Friday, March 5, 2010

Good Beginning and Mom Guilt

I. didn't fall asleep for 2 hours last night thanks to poopies moving down the intestional tract. I mean, who could fall asleep when you can feel the train moving down the track? It still frustrated me though because I knew today would be a tough day because she would be tired and I certainly didn't need a tougher day than the ones I've been dealing with.
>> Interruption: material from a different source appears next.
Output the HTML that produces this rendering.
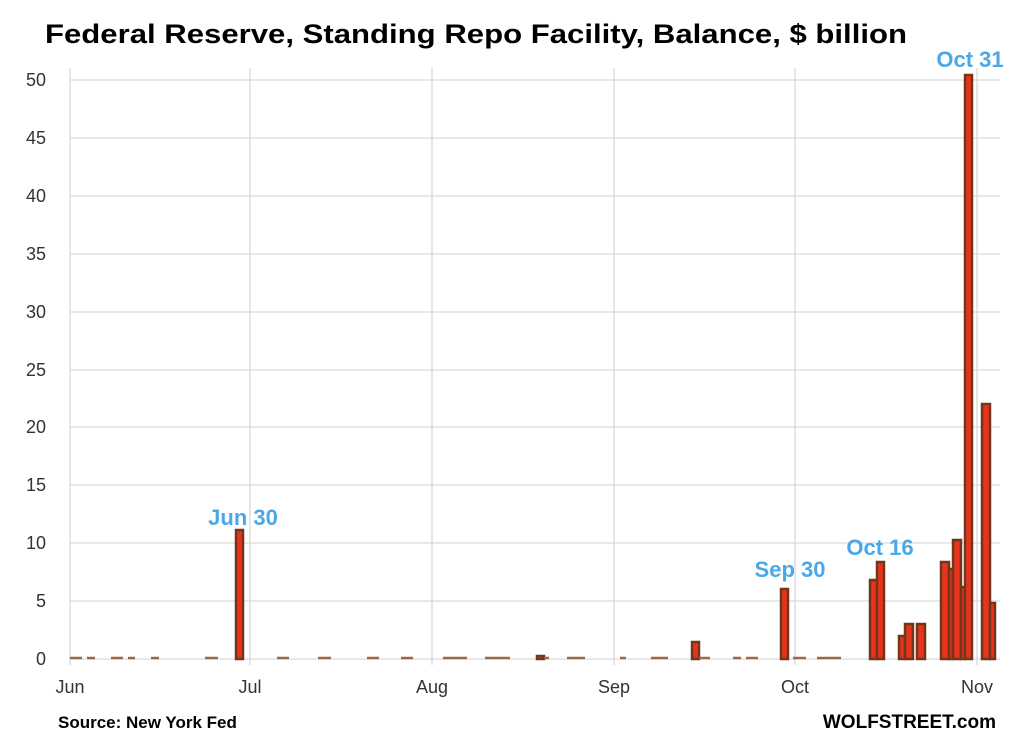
<!DOCTYPE html>
<html><head><style>body{margin:0;background:#fff}svg{display:block}</style></head><body>
<svg width="1024" height="749" xmlns="http://www.w3.org/2000/svg" font-family="Liberation Sans, sans-serif">
<rect width="1024" height="749" fill="#fff"/>
<text x="45" y="43" font-size="27" font-weight="bold" textLength="862" lengthAdjust="spacingAndGlyphs">Federal Reserve, Standing Repo Facility, Balance, $ billion</text>
<g stroke="#d9d9d9" stroke-width="1.3">
<line x1="70" x2="1000" y1="80" y2="80"/><line x1="70" x2="1000" y1="138" y2="138"/><line x1="70" x2="1000" y1="196" y2="196"/><line x1="70" x2="1000" y1="254" y2="254"/><line x1="70" x2="1000" y1="312" y2="312"/><line x1="70" x2="1000" y1="370" y2="370"/><line x1="70" x2="1000" y1="427" y2="427"/><line x1="70" x2="1000" y1="485" y2="485"/><line x1="70" x2="1000" y1="543" y2="543"/><line x1="70" x2="1000" y1="601" y2="601"/><line x1="70" x2="1000" y1="659" y2="659"/>
<line x1="70" x2="70" y1="68" y2="665"/><line x1="250" x2="250" y1="68" y2="665"/><line x1="432" x2="432" y1="68" y2="665"/><line x1="614" x2="614" y1="68" y2="665"/><line x1="795" x2="795" y1="68" y2="665"/><line x1="977" x2="977" y1="68" y2="665"/>
</g>
<g font-size="18" fill="#333" text-anchor="end">
<text x="46" y="86">50</text><text x="46" y="144">45</text><text x="46" y="202">40</text><text x="46" y="260">35</text><text x="46" y="318">30</text><text x="46" y="376">25</text><text x="46" y="433">20</text><text x="46" y="491">15</text><text x="46" y="549">10</text><text x="46" y="607">5</text><text x="46" y="665">0</text>
</g>
<g font-size="18" fill="#333" text-anchor="middle">
<text x="70" y="693">Jun</text><text x="250" y="693">Jul</text><text x="432" y="693">Aug</text><text x="614" y="693">Sep</text><text x="795" y="693">Oct</text><text x="977" y="693">Nov</text>
</g>
<g fill="#e8341c" stroke="#73361a" stroke-width="2.5">
<rect x="236" y="530" width="7" height="129"/>
<rect x="692" y="642" width="7" height="17"/>
<rect x="781" y="589" width="7" height="70"/>
<rect x="870" y="580" width="7" height="79"/>
<rect x="877" y="562" width="7" height="97"/>
<rect x="899" y="636" width="6" height="23"/>
<rect x="905" y="624" width="8" height="35"/>
<rect x="917" y="624" width="8" height="35"/>
<rect x="941" y="562" width="8" height="97"/>
<rect x="949" y="569" width="4" height="90"/>
<rect x="953" y="540" width="8" height="119"/>
<rect x="961" y="587" width="4" height="72"/>
<rect x="965" y="75" width="7" height="584"/>
<rect x="982" y="404" width="8" height="255"/>
<rect x="990" y="603" width="5" height="56"/>
<rect x="537" y="656" width="7" height="3"/>
</g>
<g stroke="#9a6a48" stroke-width="2.5">
<line x1="70" x2="82" y1="658" y2="658"/><line x1="87" x2="95" y1="658" y2="658"/><line x1="111" x2="123" y1="658" y2="658"/><line x1="128" x2="135" y1="658" y2="658"/><line x1="151" x2="159" y1="658" y2="658"/><line x1="205" x2="218" y1="658" y2="658"/><line x1="277" x2="289" y1="658" y2="658"/><line x1="318" x2="331" y1="658" y2="658"/><line x1="367" x2="379" y1="658" y2="658"/><line x1="401" x2="413" y1="658" y2="658"/><line x1="443" x2="467" y1="658" y2="658"/><line x1="485" x2="510" y1="658" y2="658"/><line x1="544" x2="549" y1="658" y2="658"/><line x1="567" x2="585" y1="658" y2="658"/><line x1="620" x2="626" y1="658" y2="658"/><line x1="651" x2="668" y1="658" y2="658"/><line x1="699" x2="710" y1="658" y2="658"/><line x1="733" x2="741" y1="658" y2="658"/><line x1="746" x2="758" y1="658" y2="658"/><line x1="793" x2="806" y1="658" y2="658"/><line x1="817" x2="841" y1="658" y2="658"/>
</g>
<g font-size="22" font-weight="bold" fill="#4aa8e8" text-anchor="middle">
<text x="243" y="525">Jun 30</text><text x="790" y="577">Sep 30</text><text x="880" y="555">Oct 16</text><text x="970" y="67">Oct 31</text>
</g>
<text x="58" y="728" font-size="17" font-weight="bold">Source: New York Fed</text>
<text x="996" y="728" font-size="19" font-weight="bold" text-anchor="end">WOLFSTREET.com</text>
</svg>
</body></html>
This morning, I woke up to V.'s alarm at 2:30am, him getting up at 3:30 and then the garage door opening and closing around 4ish. Finally, I was able to fall back asleep to be woken up at 7am when the dog in the condo up the hill from us was unceremoniously dumped out on the patio and began registering its complaint. I didn't hear I. calling so I fell back asleep until 8am. Wow! Better yet, even when I nervously bounded out of bed, all was quiet in her room. Then I heard her whispering in her bed which is how she plays when she hasn't been awake for awhile. Hmmm...

So I sneaked downstairs for a quiet cup of coffee all by myself. I haven't had that privilege since the day after Christmas and it was SO nice. Here's the only thing - when I got I. up finally at 8:30 (woohoo, half an hour all to myself!), she said her stomach was hurting and then proceeded to eat basically nothing for breakfast. This may be normal for other kids but I. eats a lot of breakfast, and lunch and dinner for that matter. Now I'm wondering if she has a bug of some sort. And if she does, she's going to be pretty volatile as the day wears but I need to keep my cool especially if she isn't feeling well. There is nothing like losing your patience one day only to find out the next day that they acted that way because they were coming down with something. That scenario, at least for me, is the ultimate in mom guilt and I'm determined today not to set myself up for mom guilt tomorrow. Today's going to be a fingers crossed, tap dancing around meltdown triggers kind of day; I just feel it in my bones. The day's success will most likely not be measured by what got done or how much fun we had but by the simple fact that I. and I will both be alive and loving each other by the end of the day. Some days, that's the best you can hope for.